Short exercise =>
In the entries below, find the lines with the word "this" and copy them.

Records provided =>
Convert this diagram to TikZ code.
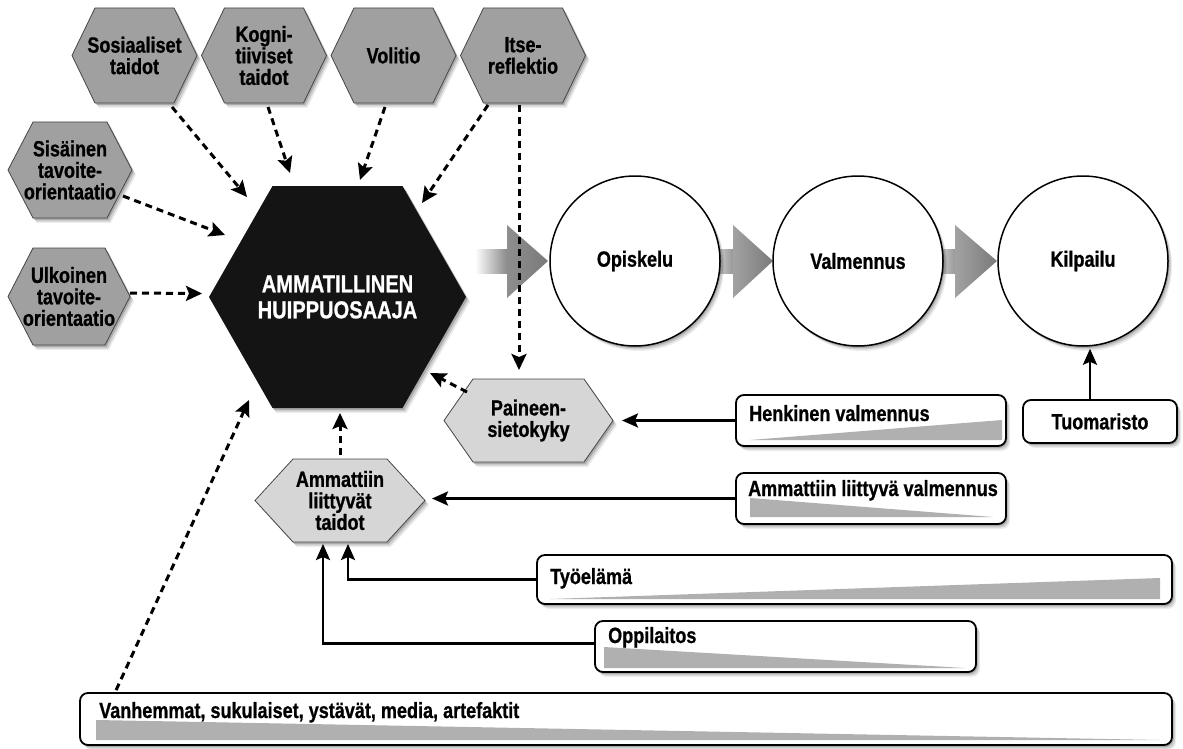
\documentclass[tikz,border=0pt]{standalone}
\usepackage{fontspec}
\setmainfont{Liberation Sans}[FakeStretch=0.82, BoldFeatures={FakeBold=0.8}]
\usetikzlibrary{arrows.meta,shadows,calc}
\definecolor{hexgray}{RGB}{160,160,160}
\definecolor{hexlight}{RGB}{214,214,214}
\definecolor{wedgegray}{RGB}{176,176,176}
\definecolor{arrgray}{RGB}{122,122,122}
\definecolor{hexline}{RGB}{70,70,70}

% name, cx, cy, half width, half height, inset, path style, node style, text
\newcommand\hexnode[9]{%
  \path[#7] ({#2-#4},#3) -- ({#2-#4+#6},{#3-#5}) -- ({#2+#4-#6},{#3-#5}) -- ({#2+#4},#3)
     -- ({#2+#4-#6},{#3+#5}) -- ({#2-#4+#6},{#3+#5}) -- cycle;
  \node[hextext, minimum width={2*#4pt}, minimum height={2*#5pt}, #8] (#1) at (#2,#3) {#9};
}

\begin{document}
\begin{tikzpicture}[x=1pt,y=-1pt,
  softshadow/.style={drop shadow={shadow xshift=4pt,shadow yshift=-5pt,opacity=0.07,fill=black},
                     drop shadow={shadow xshift=3pt,shadow yshift=-3.5pt,opacity=0.12,fill=black},
                     drop shadow={shadow xshift=1.5pt,shadow yshift=-2pt,opacity=0.18,fill=black}},
  hextext/.style={rectangle, inner sep=0pt, outer sep=0pt, align=center,
                  font=\fontsize{22}{21.5}\selectfont\bfseries},
  hexfill/.style={fill=hexgray, draw=hexline, line width=0.8pt, softshadow},
  hexlightfill/.style={fill=hexlight, draw=hexline, line width=0.8pt, softshadow},
  cenfill/.style={fill=black!92, softshadow},
  centext/.style={text=white, font=\fontsize{24.5}{26}\selectfont\bfseries},
  circ/.style={circle, draw=black, line width=1.5pt, fill=white, minimum size=170pt,
               inner sep=0pt, font=\fontsize{22}{22}\selectfont\bfseries, softshadow},
  infobox/.style={rectangle, draw=black, line width=1.8pt, rounded corners=8pt, fill=white,
               inner sep=0pt, font=\fontsize{22}{22}\selectfont\bfseries, softshadow},
  boxtext/.style={anchor=base west, inner sep=0pt, font=\fontsize{22}{22}\selectfont\bfseries},
  dasharrow/.style={line width=3pt, dash pattern=on 7pt off 5pt,
                    -{Stealth[length=16pt,width=15pt,inset=3pt]}},
  solidarrow/.style={line width=2.6pt, -{Stealth[length=16pt,width=14pt,inset=3pt]}}
]
\useasboundingbox (0,0) rectangle (1183,749);
\fill[white] (0,0) rectangle (1183,749);

% gradient process arrows
\shade[left color=white, right color=arrgray!90!white] (475,249) rectangle (508,273);
\shade[left color=arrgray!85!white, right color=arrgray] (507,225) -- (548,261) -- (507,298) -- cycle;
\shade[left color=arrgray!40!white, right color=arrgray!80!white] (718,249) rectangle (734,273);
\shade[left color=arrgray!70!white, right color=arrgray] (733,225) -- (773,261) -- (733,298) -- cycle;
\shade[left color=arrgray!40!white, right color=arrgray!80!white] (941,249) rectangle (956,273);
\shade[left color=arrgray!70!white, right color=arrgray] (955,225) -- (997,261) -- (955,298) -- cycle;

% hexagons
\hexnode{sos}{134.5}{55.5}{62.5}{47.5}{23}{hexfill}{}{Sosiaaliset\\taidot}
\hexnode{kog}{264}{55.5}{62.5}{47.5}{23}{hexfill}{}{Kogni-\\tiiviset\\taidot}
\hexnode{vol}{393.5}{55.5}{62.5}{47.5}{23}{hexfill}{}{Volitio}
\hexnode{its}{523}{55.5}{62.5}{47.5}{23}{hexfill}{}{Itse-\\reflektio}
\hexnode{sis}{70}{170}{62}{48}{25}{hexfill}{}{Sisäinen\\tavoite-\\orientaatio}
\hexnode{ulk}{69}{296.5}{61}{48.5}{25}{hexfill}{}{Ulkoinen\\tavoite-\\orientaatio}
\hexnode{cen}{337.5}{297}{128.5}{111}{63.5}{cenfill}{centext}{AMMATILLINEN\\HUIPPUOSAAJA}
\hexnode{pai}{528.5}{420.5}{84.5}{41.5}{29}{hexlightfill}{}{Paineen-\\sietokyky}
\hexnode{amt}{340}{500.5}{85}{41.5}{38}{hexlightfill}{}{Ammattiin\\liittyvät\\taidot}

% circles
\node[circ] (opi) at (635,261) {Opiskelu};
\node[circ] (val) at (858,261) {Valmennus};
\node[circ] (kil) at (1083,261) {Kilpailu};

% boxes
\node[infobox, minimum width=270pt, minimum height=51pt] (hen) at (871,420.5) {};
\fill[wedgegray] (750,440) -- (1002,420) -- (1002,440) -- cycle;
\node[boxtext] (hent) at (749,421) {Henkinen valmennus};

\node[infobox, minimum width=154pt, minimum height=43pt] (tuo) at (1100,421.5) {Tuomaristo};

\node[infobox, minimum width=270pt, minimum height=51pt] (amv) at (871,498.5) {};
\fill[wedgegray] (750,498) -- (750,517) -- (993,517) -- cycle;
\node[boxtext] (amvt) at (748,496) {Ammattiin liittyvä valmennus};

\node[infobox, minimum width=635pt, minimum height=49pt] (tyo) at (854.5,579.5) {};
\fill[wedgegray] (550,599) -- (1160,578) -- (1160,599) -- cycle;
\node[boxtext] (tyot) at (550,584) {Työelämä};

\node[infobox, minimum width=381pt, minimum height=51pt] (opp) at (785.5,646.5) {};
\fill[wedgegray] (604,647) -- (604,668) -- (965,668) -- cycle;
\node[boxtext] (oppt) at (608,643) {Oppilaitos};

\node[infobox, minimum width=1092pt, minimum height=52pt] (van) at (626,719) {};
\fill[wedgegray] (96,720) -- (96,740) -- (1160,740) -- cycle;
\node[boxtext] (vant) at (99,718) {Vanhemmat, sukulaiset, ystävät, media, artefaktit};

% dashed influence arrows
\draw[dasharrow] ($(sos.south)+(37.5,4)$) -- ($(cen.north)+(-90.5,11)$);
\draw[dasharrow] ($(kog.south)+(4,4)$) -- ($(cen.north)+(-47.5,-13)$);
\draw[dasharrow] ($(vol.south)+(-8.5,4)$) -- ($(cen.north)+(22.5,-6)$);
\draw[dasharrow] ($(its.south)+(-35,2)$) -- ($(cen.north)+(84.5,17)$);
\draw[dasharrow] ($(its.south)+(-4,2)$) -- ($(pai.north)+(-9.5,-9)$);
\draw[dasharrow] ($(sis.east)+(-9,26)$) -- ($(cen.west)+(16,-62)$);
\draw[dasharrow] ($(ulk.east)+(0,-3.5)$) -- ($(cen.west)+(-7,-3.5)$);
\draw[dasharrow] ($(pai.north west)+(23,13)$) -- ($(cen.east)+(-36,76)$);
\draw[dasharrow] ($(amt.north)+(0,-4)$) -- ($(cen.south)+(2.5,5)$);
\draw[dasharrow] ($(van.north west)+(37,-2)$) -- ($(cen.south west)+(40,-8)$);

% solid arrows
\draw[solidarrow] (hen.west) -- ($(pai.east)+(9,0)$);
\draw[solidarrow] (amv.west) -- ($(amv.west -| amt.east)+(7,0)$);
\draw[solidarrow] (tyo.west) -| ($(amt.south)+(8,2)$);
\draw[solidarrow] ([yshift=3pt]opp.west) -| ($(amt.south)+(-17,2)$);
\draw[solidarrow] ([xshift=-10pt]tuo.north) -- ($(kil.south)+(7,2)$);
\end{tikzpicture}
\end{document}
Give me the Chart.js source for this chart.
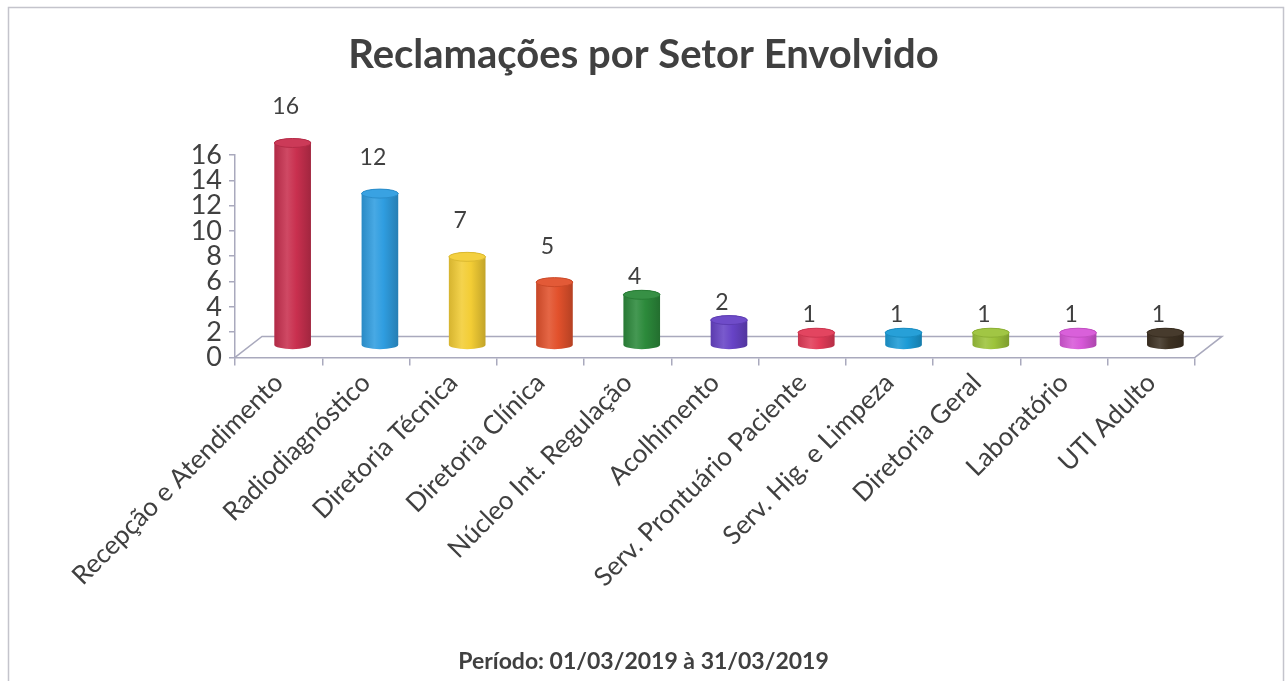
<!DOCTYPE html>
<html>
<head>
<meta charset="utf-8">
<script src="https://cdn.jsdelivr.net/npm/chart.js@4/dist/chart.umd.min.js"></script>
<style>
  html, body { margin: 0; padding: 0; background: #fff; }
  #caixa { width: 1287px; height: 681px; position: relative; }
</style>
</head>
<body>
<div id="caixa"><canvas id="graficoSetores"></canvas></div>
<script>
const setores = [
  "Recepção e Atendimento", "Radiodiagnóstico", "Diretoria Técnica",
  "Diretoria Clínica", "Núcleo Int. Regulação", "Acolhimento",
  "Serv. Prontuário Paciente", "Serv. Hig. e Limpeza", "Diretoria Geral",
  "Laboratório", "UTI Adulto"
];
const reclamacoes = [16, 12, 7, 5, 4, 2, 1, 1, 1, 1, 1];
const coresBarras = [
  "#c9304f", "#2f9de0", "#f3cd35", "#e2512c", "#2c8a3b", "#6743c6",
  "#e23b58", "#1c9bd6", "#9cc33a", "#d758d8", "#3d3122"
];
const ticksY = [0, 2, 4, 6, 8, 10, 12, 14, 16];

const corTexto = "#404040";
const corEixo = "#a9a9bd";
// deslocamento do "fundo" 3D
const fundoDx = 27, fundoDy = -21;
const barraDx = 14, barraDy = -12;

function clarear(hex, f) {
  const n = parseInt(hex.slice(1), 16);
  let r = (n >> 16) & 255, g = (n >> 8) & 255, b = n & 255;
  if (f >= 0) {
    r += (255 - r) * f; g += (255 - g) * f; b += (255 - b) * f;
  } else {
    r *= 1 + f; g *= 1 + f; b *= 1 + f;
  }
  return "rgb(" + Math.round(r) + "," + Math.round(g) + "," + Math.round(b) + ")";
}

const moldura = {
  id: "moldura",
  beforeDraw(chart) {
    const ctx = chart.ctx;
    ctx.save();
    ctx.fillStyle = "#fff";
    ctx.fillRect(0, 0, chart.width, chart.height);
    ctx.strokeStyle = "#c4c4cc";
    ctx.lineWidth = 1.5;
    ctx.strokeRect(8.5, 7.5, chart.width - 12, chart.height + 10);
    ctx.restore();
  }
};

const piso3d = {
  id: "piso3d",
  beforeDatasetsDraw(chart) {
    const ctx = chart.ctx;
    const y = chart.scales.y, x = chart.scales.x;
    const y0 = y.getPixelForValue(0);
    const esq = x.left, dir = x.right;
    ctx.save();
    ctx.strokeStyle = corEixo;
    ctx.lineWidth = 1.5;
    ctx.beginPath();
    ctx.moveTo(esq, y0);
    ctx.lineTo(esq + fundoDx, y0 + fundoDy);
    ctx.lineTo(dir + fundoDx, y0 + fundoDy);
    ctx.lineTo(dir, y0);
    ctx.stroke();
    ctx.restore();
  }
};

const cilindros = {
  id: "cilindros",
  afterDatasetsDraw(chart) {
    const ctx = chart.ctx;
    const meta = chart.getDatasetMeta(0);
    meta.data.forEach((bar, i) => {
      const rx = bar.width / 2, ry = 4.5;
      const cx = bar.x + barraDx;
      const topo = bar.y + barraDy, base = bar.base + barraDy;
      const cor = coresBarras[i];
      const grad = ctx.createLinearGradient(cx - rx, 0, cx + rx, 0);
      grad.addColorStop(0, clarear(cor, -0.12));
      grad.addColorStop(0.35, clarear(cor, 0.12));
      grad.addColorStop(0.6, cor);
      grad.addColorStop(1, clarear(cor, -0.2));
      ctx.save();
      ctx.beginPath();
      ctx.moveTo(cx - rx, topo);
      ctx.lineTo(cx - rx, base);
      ctx.ellipse(cx, base, rx, ry, 0, Math.PI, 0, true);
      ctx.lineTo(cx + rx, topo);
      ctx.ellipse(cx, topo, rx, ry, 0, 0, Math.PI, true);
      ctx.closePath();
      ctx.fillStyle = grad;
      ctx.fill();
      ctx.beginPath();
      ctx.ellipse(cx, topo, rx, ry, 0, 0, Math.PI * 2);
      ctx.fillStyle = clarear(cor, 0.05);
      ctx.fill();
      ctx.strokeStyle = clarear(cor, -0.1);
      ctx.lineWidth = 1;
      ctx.stroke();

      // rótulo do valor
      const v = reclamacoes[i];
      const dist = v >= 5 ? 36 : 18;
      ctx.fillStyle = corTexto;
      ctx.font = "23px Lato";
      ctx.textAlign = "center";
      ctx.textBaseline = "middle";
      ctx.fillText(String(v), cx - 7, topo - dist);
      ctx.restore();
    });
  }
};

const ctx = document.getElementById("graficoSetores").getContext("2d");
new Chart(ctx, {
  type: "bar",
  data: {
    labels: setores,
    datasets: [{
      label: "Reclamações",
      data: reclamacoes,
      backgroundColor: "rgba(0,0,0,0)",
      borderWidth: 0,
      barPercentage: 0.42,
      categoryPercentage: 1
    }]
  },
  options: {
    responsive: true,
    maintainAspectRatio: false,
    animation: false,
    layout: { padding: 0 },
    plugins: {
      legend: { display: false },
      tooltip: { enabled: false },
      title: {
        display: true,
        text: "Reclamações por Setor Envolvido",
        color: corTexto,
        font: { family: "Lato", size: 40, weight: "bold" },
        padding: { top: 31, bottom: 76 }
      },
      subtitle: {
        display: true,
        position: "bottom",
        text: "Período: 01/03/2019 à 31/03/2019",
        color: corTexto,
        font: { family: "Lato", size: 23, weight: "bold" },
        padding: { top: 0, bottom: 6 }
      }
    },
    scales: {
      x: {
        afterFit: (s) => { s.height = 290; },
        grid: {
          offset: true,
          drawOnChartArea: false,
          color: corEixo,
          lineWidth: 1.5,
          tickLength: 8
        },
        border: { color: corEixo, width: 1.5 },
        ticks: {
          color: corTexto,
          font: { family: "Lato", size: 26 },
          minRotation: 45,
          maxRotation: 45,
          padding: 2,
          autoSkip: false
        }
      },
      y: {
        min: 0,
        max: 16,
        afterFit: (s) => { s.width = 235; },
        afterBuildTicks: (s) => { s.ticks = ticksY.map((v) => ({ value: v })); },
        grid: {
          drawOnChartArea: false,
          color: corEixo,
          lineWidth: 1.5,
          tickLength: 6
        },
        border: { color: corEixo, width: 1.5 },
        ticks: {
          color: corTexto,
          font: { family: "Lato", size: 27 },
          padding: 7,
          autoSkip: false
        }
      },
      direita: {
        position: "right",
        display: true,
        afterFit: (s) => { s.width = 92; },
        grid: { display: false, drawTicks: false },
        border: { display: false },
        ticks: { display: false }
      }
    }
  },
  plugins: [moldura, piso3d, cilindros]
});
</script>
</body>
</html>
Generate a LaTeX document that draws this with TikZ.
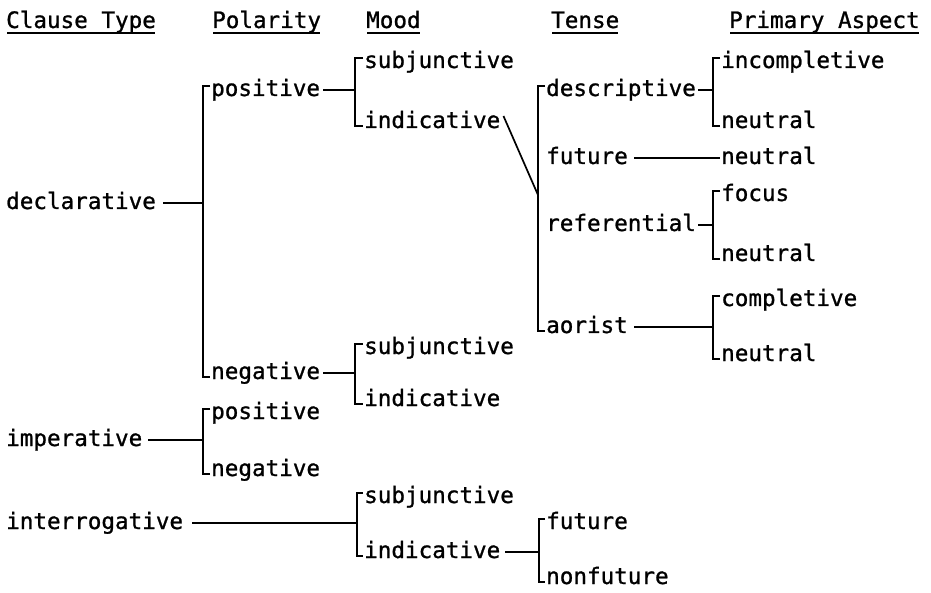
\documentclass[tikz,border=0pt]{standalone}
\usepackage{fontspec}
\setmainfont{DejaVu Sans Mono}
\newfontfamily\twfont{DejaVu Sans Mono}[FakeBold=1.0]
\usetikzlibrary{calc}
% bracket: #1 column coordinate, #2 top child, #3 bottom child
\newcommand\brk[3]{%
  \draw[ln] ([xshift=-1pt,yshift=10pt]#2.base west) -| ([yshift=2pt]#1 |- #3.base west) -- ([xshift=-1pt,yshift=2pt]#3.base west);}
% line from parent #1 to column #2, gap #3
\newcommand\pline[3]{%
  \draw[ln] ([xshift=#3,yshift=6pt]#1.base east) -- ([yshift=6pt]#1.base east -| #2);}
\begin{document}
\begin{tikzpicture}[x=1pt,y=-1pt,
  lbl/.style={inner sep=0pt, font=\twfont\fontsize{22.6}{26}\selectfont, anchor=base west},
  ln/.style={line width=1.7pt, line cap=butt}]
\fill[white] (0,0) rectangle (931,593);
\useasboundingbox (0,0) rectangle (931,593);
% column coordinates
\coordinate (c1) at (203,0);
\coordinate (c2) at (355,0);
\coordinate (c2q) at (357,0);
\coordinate (c3) at (538,0);
\coordinate (c3q) at (539,0);
\coordinate (c4) at (713,0);
\coordinate (tj) at (538,195);
% headers
\node[lbl] (h1) at (6,28) {Clause Type};
\node[lbl] (h2) at (212,28) {Polarity};
\node[lbl] (h3) at (366,28) {Mood};
\node[lbl] (h4) at (551,28) {Tense};
\node[lbl] (h5) at (729,28) {Primary Aspect};
\foreach \h in {h1,h2,h3,h4,h5}
  \draw[line width=1.4pt] ([xshift=1pt,yshift=-5pt]\h.base west) -- ([xshift=-1pt,yshift=-5pt]\h.base east);
% clause types
\node[lbl] (decl) at (6,209) {declarative};
\node[lbl] (imp) at (6,446) {imperative};
\node[lbl] (inter) at (6,529) {interrogative};
% polarity
\node[lbl] (posD) at (211,96) {positive};
\node[lbl] (negD) at (211,379) {negative};
\node[lbl] (posI) at (211,419) {positive};
\node[lbl] (negI) at (211,476) {negative};
% mood
\node[lbl] (subjP) at (364,68) {subjunctive};
\node[lbl] (indP) at (364,128) {indicative};
\node[lbl] (subjN) at (364,354) {subjunctive};
\node[lbl] (indN) at (364,406) {indicative};
\node[lbl] (subjQ) at (364,503) {subjunctive};
\node[lbl] (indQ) at (364,558) {indicative};
% tense
\node[lbl] (desc) at (546,96) {descriptive};
\node[lbl] (fut) at (546,164) {future};
\node[lbl] (ref) at (546,231) {referential};
\node[lbl] (aor) at (546,333) {aorist};
\node[lbl] (futQ) at (546,529) {future};
\node[lbl] (nonfut) at (546,584) {nonfuture};
% aspect
\node[lbl] (incomp) at (721,68) {incompletive};
\node[lbl] (neuA) at (721,128) {neutral};
\node[lbl] (neuB) at (721,164) {neutral};
\node[lbl] (focus) at (721,201) {focus};
\node[lbl] (neuC) at (721,261) {neutral};
\node[lbl] (compl) at (721,306) {completive};
\node[lbl] (neuD) at (721,361) {neutral};
% connectors
\pline{decl}{c1}{7pt}
\brk{c1}{posD}{negD}
\pline{imp}{c1}{6pt}
\brk{c1}{posI}{negI}
\pline{inter}{c2q}{9pt}
\brk{c2q}{subjQ}{indQ}
\pline{posD}{c2}{3pt}
\brk{c2}{subjP}{indP}
\pline{negD}{c2}{3pt}
\brk{c2}{subjN}{indN}
\draw[ln] ([xshift=3pt,yshift=12pt]indP.base east) -- (tj);
\brk{c3}{desc}{aor}
\pline{indQ}{c3q}{5pt}
\brk{c3q}{futQ}{nonfut}
\pline{desc}{c4}{2pt}
\brk{c4}{incomp}{neuA}
\draw[ln] ([xshift=6pt,yshift=6pt]fut.base east) -- ([xshift=-1pt,yshift=6pt]neuB.base west);
\pline{ref}{c4}{2pt}
\brk{c4}{focus}{neuC}
\pline{aor}{c4}{6pt}
\brk{c4}{compl}{neuD}
\end{tikzpicture}
\end{document}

Correct result =>
Convert this diagram to TikZ code.
Give me the Chart.js source for this chart.
Generate a LaTeX document that draws this with TikZ.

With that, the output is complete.